This is the third and final volume of works edited by Peter Dean concerned with the Australian contribution to the war in the South-West Pacific. Designed ‘to bring together the themes from the first two books’, “Australia 1944-45”, like its predecessors, covers a broad ranging canvas from war and operational strategy to intelligence and combat operations, conveyed through chapters written by a fine cast of mainly Australian academic historians, but includes Americans Daniel Marston and Kevin Holzimmer and Japanese Hiroyuki Shindo. It is also an intertwined tale of frustrations and controversial campaigns, after Douglas MacArthur, Commander in Chief (CinC) South-West Pacific Area (SWPA), sidelined the Australians, denying them a part in the re-conquest of the Philippines, and directing instead that they clear the by-passed Japanese from northern New Guinea, Bougainville, and New Britain, followed by the amphibious landings in Borneo.
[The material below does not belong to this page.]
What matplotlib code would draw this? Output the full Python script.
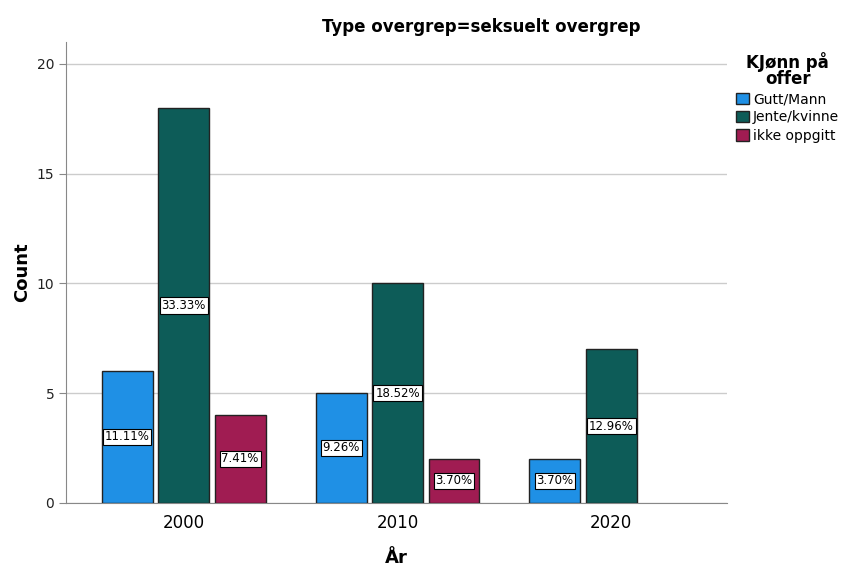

Delivered thematically in six parts embracing 15 chapters, the authors deliver snapshots of the various issues confronting Australia and the contributions the nation made in the final years of the Pacific War; in doing so they provide an excellent primer for those wishing to delve further into the subjects addressed. Free of the usual hubris and mythology associated with much of Australian ‘popular military history’, we are presented with pragmatic analysis placing the Australian contributions in the political and strategic context of a minor ally with its own national interests, and cascading down through the all important issues of intelligence, training and logistics to the campaigns fought in the last 18 months of the Pacific War. A theme running through many of the chapters is that while willing to contribute its fair share of the burden, a minor ally’s strategic interests will always be subverted to the needs and ambitions of those of the big and powerful, despite what the country’s politicians and military leaders may wish and argue for.
Thus Part 1 leads off with a splendid discussion of Australia’s war strategy, highlighting how little impact Curtin had on the British and American leaders, followed by an equally fine study on the military strategy that saw the Australians relegated to a minor role, after they had borne the brunt of the fighting in New Guinea in 1942-43. Balancing these is an informative narrative of Japanese strategy and operations in the SWPA, a chapter that could have been improved with a more judicious editing of a rather repetitive style. Part 2 addresses two diverse topics: a wide ranging consideration of Australian prisoners of war, and a study of the impact of the war on the Home Front, both making a social commentary on the impact of the war upon the Australian community.
The remaining Parts are concerned with the waging of war in all its facets: training, intelligence, special operations, logistics, amphibious warfare, and fighting, including a chapter each on the RAN, the RAAF, and each of the campaigns and amphibious landings. Each is written with candour, highlighting strengths and weaknesses, success and failures, infighting and cooperation, warts and all. Starting from a non-existent or very low base in 1939 one is struck by the very considerable developments in Australia’s intelligence, naval, military and air capacities that, by 1945, saw the largest forces the country has ever committed to operations, and which formed the basis of existing post war capabilities. Underpinning these capabilities, for the Army at least, was thorough training and the development of doctrine based on experience in earlier campaigns, that enabled them to outfight the Japanese in jungle warfare, and deliver the most complex amphibious operations ever undertaken by Australians.
Nonetheless, the authors acknowledge that the delivery of these capabilities to the battlefield depended very much on the enormous amphibious capabilities and logistic support supplied by their American ally, and at the behest of MacArthur and his principal commanders. Furthermore, although the operations themselves were planned and led by the Australian commanders, these commitments were directed by their powerful ally, under whose overall command they were under, leading to the frustrations of the RAAF, the Army and to some extent the Government, at being sidelined from the main game. It underpins the view that if there ever was an Australian way of warfare it is to wage war as a junior partner under a powerful ally.
While others have regarded the Australian’s final campaigns as ‘an unnecessary war’ those authors writing on them in this book, and on the strategic context, mostly disagree, pointing out they were conceived at a time when the war was expected to continue into 1946 and beyond. More importantly, they argue, with varying degrees of persuasiveness, those fought in New Guinea, New Britain and Bougainville had imperatives associated with Australian national interests which could not be ignored, while those in Borneo were part of a longer term strategy to free the Dutch East Indies and Malaya. Their chapters reinforce the view that history based on narrow considerations, and the casualty count, simply distort the wider historical context leading to myths and incorrect conclusions.
The only criticisms are that some chapters would have benefited with editing to provide a more flowing style, and there is a paucity of good maps. Those provided are sparse, and while they give an overview of each campaign, they lack the detail to match the quality of the written word, and are bundled together rather than supporting the chapter they refer to. Notwithstanding this, “Australia 1944-45” delivers a balanced, erudite and comprehensive overview of the nation’s concerns and commitments in the closing two years of the Pacific War, with lessons that are relevant to Australian political and military leaders today. It is a worthy successor to the previous two volumes.